Well-implemented segmentation reduces the attacker’s operational freedom and forces them into detectable chokepoints.

Routing, Switching & Segmentation in Modern Environments

Cloud Architectures

Cloud providers implement segmentation through:

• VPCs & subnets
• Security groups
• Network ACLs
• Private endpoints
• Microsegmentation with cloud-native firewalls

Routing and switching become virtual constructs, but the principles remain identical.

Containers & Microservices

Service-to-service communication requires:

• Service meshes
• API gateways
• Mutual TLS (mTLS)
• Network policies (Kubernetes NetworkPolicy objects)

Segmentation becomes intrinsic to application topology.

Zero Trust Networks

Zero Trust applies segmentation at every dimension:

• User identity
• Device identity
• Session context
• Application identity

Routing and switching are augmented with identity-aware policies.

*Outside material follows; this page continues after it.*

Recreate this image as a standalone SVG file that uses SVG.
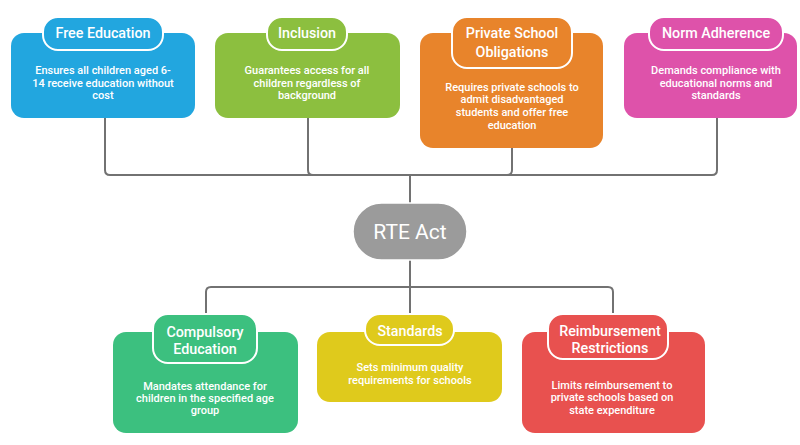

Routing, switching, and segmentation constitute the foundation of secure network architecture. Together they determine how traffic flows, how boundaries are enforced, and how organizations maintain confidentiality, integrity, and availability across complex infrastructures. Mastery of these concepts enables cybersecurity professionals to design defensible architectures, mitigate lateral movement, secure east-west and north-south traffic, and ensure that network infrastructures resist adversarial manipulation.

Switching creates local communication structure, routing connects global networks intelligently, and segmentation builds security boundaries that shape the digital trust fabric of enterprises. Whether applied in traditional data centers, modern hybrid clouds, or distributed microservice environments, these principles remain critical pillars of resilient security engineering.